Battlestar Galactica
In a Hollywood world intent on remaking, rebooting and recharging failing and fading franchises, we should all look closer to Ronald D. Moore's Battlestar Galactica to see how it can be done. Taking the premise of the 1970s show of the same name (where a group of cylons - self-aware and intelligent robots - annihilate the entire human race save for one Battlestar), Moore's show took the concept, tweaked it (cylons in this version have managed to look like humans) and carefully constructed an allegory of America in a post-9/11 world dealing with issues of terrorism, suicide-bombers, torture, faith and spirituality in a way that never seemed derivative or exploitative. While many took issue with how the series was resolved, there's no denying that for 4 seasons (and two made for TV movies), BSG was one of the most engaging television series to grace the screen. That it featured a great cast (including Oscar-nominated Mary McDonnell & Edward James Olmos, as well as Jamie Bamber, Tricia Helfer, Grace Park, Katee Sackhoff and Tammoh Penikket didn't hurt either as they each brought a visceral vulnerability to characters that, in hands of lesser writers and actors, might have been lost in between the cylon/human fights and all the spaceship stuff worthy of a good Sci Fi show.

Damages
Not since Ally McBeal had I cared more about lawyers and their crazy shenanigans.
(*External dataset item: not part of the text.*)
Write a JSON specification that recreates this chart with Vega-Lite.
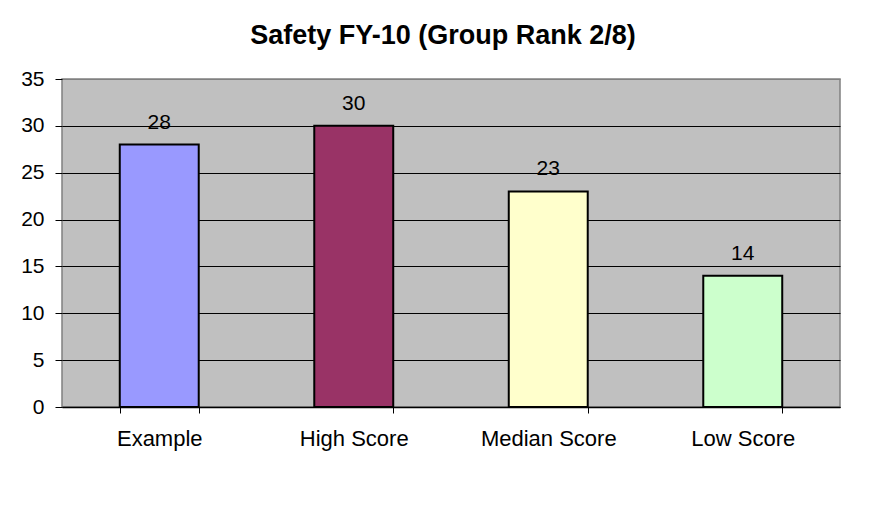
{
  "$schema": "https://vega.github.io/schema/vega-lite/v6.json",
  "autosize": {"type": "none"},
  "width": 778,
  "height": 328,
  "padding": {"left": 62, "top": 79, "right": 33, "bottom": 119},
  "background": "white",
  "config": {
    "view": {"fill": "#C0C0C0", "stroke": "#808080", "strokeWidth": 1.5},
    "font": "Liberation Sans"
  },
  "title": {
    "text": "Safety FY-10 (Group Rank 2/8)",
    "font": "Liberation Sans",
    "fontSize": 27,
    "fontWeight": "bold",
    "color": "black",
    "anchor": "middle",
    "frame": "group",
    "baseline": "alphabetic",
    "offset": -3,
    "dx": -8
  },
  "data": {
    "values": [
      {"category": "Example", "score": 28},
      {"category": "High Score", "score": 30},
      {"category": "Median Score", "score": 23},
      {"category": "Low Score", "score": 14}
    ]
  },
  "encoding": {
    "x": {
      "field": "category",
      "type": "nominal",
      "sort": null,
      "title": null,
      "scale": {"paddingInner": 0.594, "paddingOuter": 0.297},
      "axis": {
        "labelAngle": 0,
        "labelFont": "Liberation Sans",
        "labelFontSize": 22,
        "labelColor": "black",
        "labelPadding": 15,
        "domainColor": "black",
        "domainWidth": 1.5,
        "tickColor": "black",
        "tickSize": 6,
        "tickBand": "extent",
        "grid": false
      }
    },
    "y": {
      "field": "score",
      "type": "quantitative",
      "title": null,
      "scale": {"domain": [0, 35], "nice": false},
      "axis": {
        "values": [0, 5, 10, 15, 20, 25, 30, 35],
        "labelFont": "Liberation Sans",
        "labelFontSize": 21,
        "labelColor": "black",
        "labelPadding": 11,
        "domain": false,
        "tickColor": "black",
        "tickSize": 7,
        "grid": true,
        "gridColor": {"condition": {"test": "datum.value === 35", "value": "#808080"}, "value": "black"},
        "gridWidth": 1.2,
        "gridOpacity": 1
      }
    }
  },
  "layer": [
    {
      "mark": {"type": "bar", "stroke": "black", "strokeWidth": 2},
      "encoding": {
        "color": {
          "field": "category",
          "type": "nominal",
          "sort": null,
          "legend": null,
          "scale": {
            "domain": ["Example", "High Score", "Median Score", "Low Score"],
            "range": ["#9999FF", "#993366", "#FFFFCC", "#CCFFCC"]
          }
        }
      }
    },
    {
      "mark": {"type": "text", "font": "Liberation Sans", "fontSize": 21, "color": "black", "baseline": "alphabetic", "dy": -16},
      "encoding": {"text": {"field": "score", "type": "quantitative"}}
    }
  ]
}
But while that David E. Kelley worked the whimsy into courtrooms, Damages takes a slightly more terrifying and electric look at what happens behind close doors (mostly, in random alleys and under tables). From the first frame of the pilot you're hooked. But you stay for the great writing, editing and acting. Close and Byrne play to their strengths as Patty Hewes and her new associate Ellen Parsons, the former evoking the great crazy-ladies of Close's Oscar-nominated past and the former playing the ingenue (though as season 2 showed, us - not for long). With only two seasons under its belt I considered not placing it so high up, but its first season was so perfectly crafted and gripping that I couldn't not think of it as one of the greatest pieces of television I have seen this past decade.

Runners up:
Six Feet Under (a great cast, pitch-perfect dialogue and a somber and macabre mood sprinkled with dry humour made this a gem of a show - I'm sure it'll rank higher once I finish the entire series - confession: I'm only on season 2), Big Love (because this is what families are: a mixed-bag of crazy held together by the common filial bond of marriage(s)), Skins (showing that the Brits do it better - and sexier and edgier - this show gives us a glimpse of high school life without sanitizing it), Alias (sorry Zoe, I know this isn't the JJ. Abrams show you wanted me to shout out, I never truly watched Felicity) (not only for giving us Jennifer Garner, but for creating a fast-paced female centered show that rarely sacrificed storytelling for big bangs).

1 comment:

Ryan T. said...

100% agreed on BtVS and BSG. Both will surely show up in my list of Top 10 TV Shows this decade (if I ever get around to compiling it).

I still need to see the entirety of S3 of Mad Men, but S2 was pretty damn good. I haven't seen Damages, but it looks like I might have to check it out some time.